**WHAT TO WORK ON**
Transcribe the data in full and exactly, omitting any pictures.

——

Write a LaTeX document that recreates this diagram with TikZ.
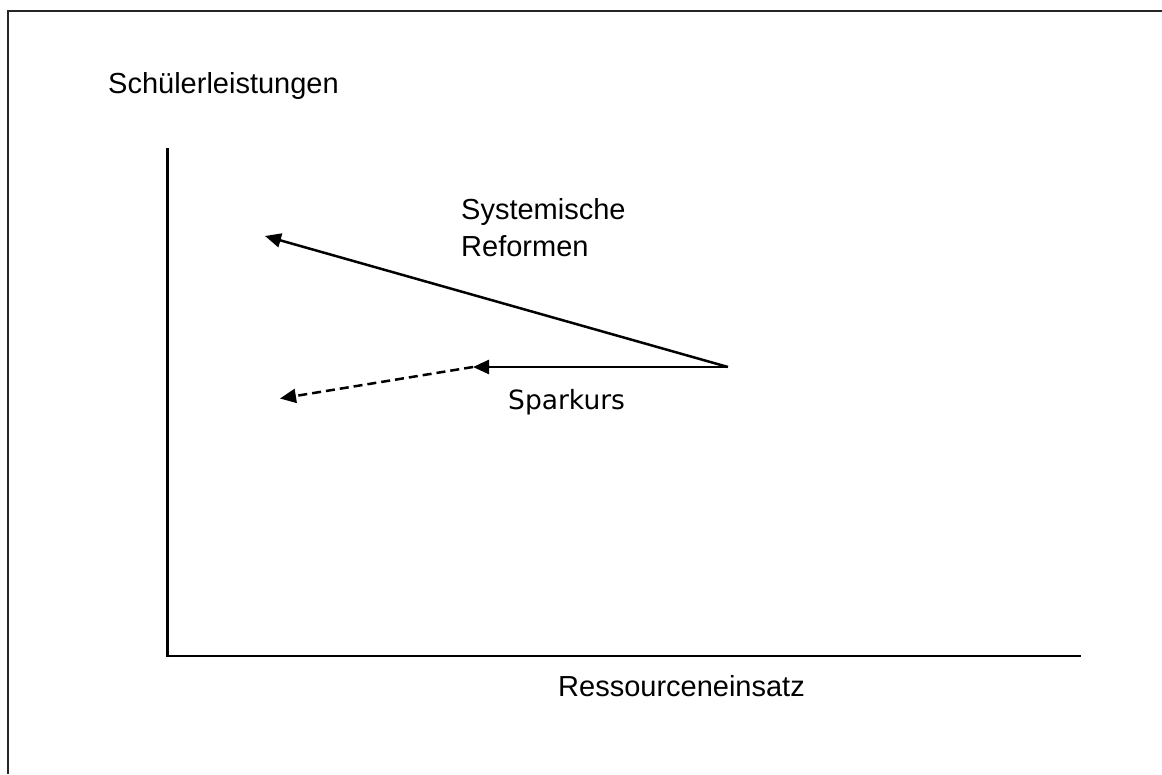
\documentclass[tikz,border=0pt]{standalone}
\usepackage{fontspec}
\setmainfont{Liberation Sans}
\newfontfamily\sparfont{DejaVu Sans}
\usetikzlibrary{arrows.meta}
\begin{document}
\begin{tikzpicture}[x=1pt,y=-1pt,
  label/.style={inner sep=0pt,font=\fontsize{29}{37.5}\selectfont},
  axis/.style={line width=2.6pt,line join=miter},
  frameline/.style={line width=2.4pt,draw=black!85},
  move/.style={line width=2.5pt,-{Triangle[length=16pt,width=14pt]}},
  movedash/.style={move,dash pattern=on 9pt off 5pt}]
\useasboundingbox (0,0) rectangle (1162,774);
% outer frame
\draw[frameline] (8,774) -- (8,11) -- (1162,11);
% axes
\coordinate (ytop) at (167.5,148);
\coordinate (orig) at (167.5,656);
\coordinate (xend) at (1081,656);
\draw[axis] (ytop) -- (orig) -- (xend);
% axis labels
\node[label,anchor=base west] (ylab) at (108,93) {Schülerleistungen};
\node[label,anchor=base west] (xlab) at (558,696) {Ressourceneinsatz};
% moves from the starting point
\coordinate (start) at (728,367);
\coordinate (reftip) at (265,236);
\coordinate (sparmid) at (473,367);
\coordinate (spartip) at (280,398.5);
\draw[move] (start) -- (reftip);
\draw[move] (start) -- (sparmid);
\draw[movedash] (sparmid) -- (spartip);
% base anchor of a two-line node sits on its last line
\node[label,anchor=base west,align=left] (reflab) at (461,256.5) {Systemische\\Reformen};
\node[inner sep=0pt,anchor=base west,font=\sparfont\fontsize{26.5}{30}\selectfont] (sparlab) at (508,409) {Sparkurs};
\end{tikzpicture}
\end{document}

——

**WRITTEN REPLY**
Write a LaTeX document that recreates this diagram with TikZ.
\documentclass[tikz,border=0pt]{standalone}
\usepackage{fontspec}
\setmainfont{Liberation Sans}
\newfontfamily\sparfont{DejaVu Sans}
\usetikzlibrary{arrows.meta}
\begin{document}
\begin{tikzpicture}[x=1pt,y=-1pt,
  label/.style={inner sep=0pt,font=\fontsize{29}{37.5}\selectfont},
  axis/.style={line width=2.6pt,line join=miter},
  frameline/.style={line width=2.4pt,draw=black!85},
  move/.style={line width=2.5pt,-{Triangle[length=16pt,width=14pt]}},
  movedash/.style={move,dash pattern=on 9pt off 5pt}]
\useasboundingbox (0,0) rectangle (1162,774);
% outer frame
\draw[frameline] (8,774) -- (8,11) -- (1162,11);
% axes
\coordinate (ytop) at (167.5,148);
\coordinate (orig) at (167.5,656);
\coordinate (xend) at (1081,656);
\draw[axis] (ytop) -- (orig) -- (xend);
% axis labels
\node[label,anchor=base west] (ylab) at (108,93) {Schülerleistungen};
\node[label,anchor=base west] (xlab) at (558,696) {Ressourceneinsatz};
% moves from the starting point
\coordinate (start) at (728,367);
\coordinate (reftip) at (265,236);
\coordinate (sparmid) at (473,367);
\coordinate (spartip) at (280,398.5);
\draw[move] (start) -- (reftip);
\draw[move] (start) -- (sparmid);
\draw[movedash] (sparmid) -- (spartip);
% base anchor of a two-line node sits on its last line
\node[label,anchor=base west,align=left] (reflab) at (461,256.5) {Systemische\\Reformen};
\node[inner sep=0pt,anchor=base west,font=\sparfont\fontsize{26.5}{30}\selectfont] (sparlab) at (508,409) {Sparkurs};
\end{tikzpicture}
\end{document}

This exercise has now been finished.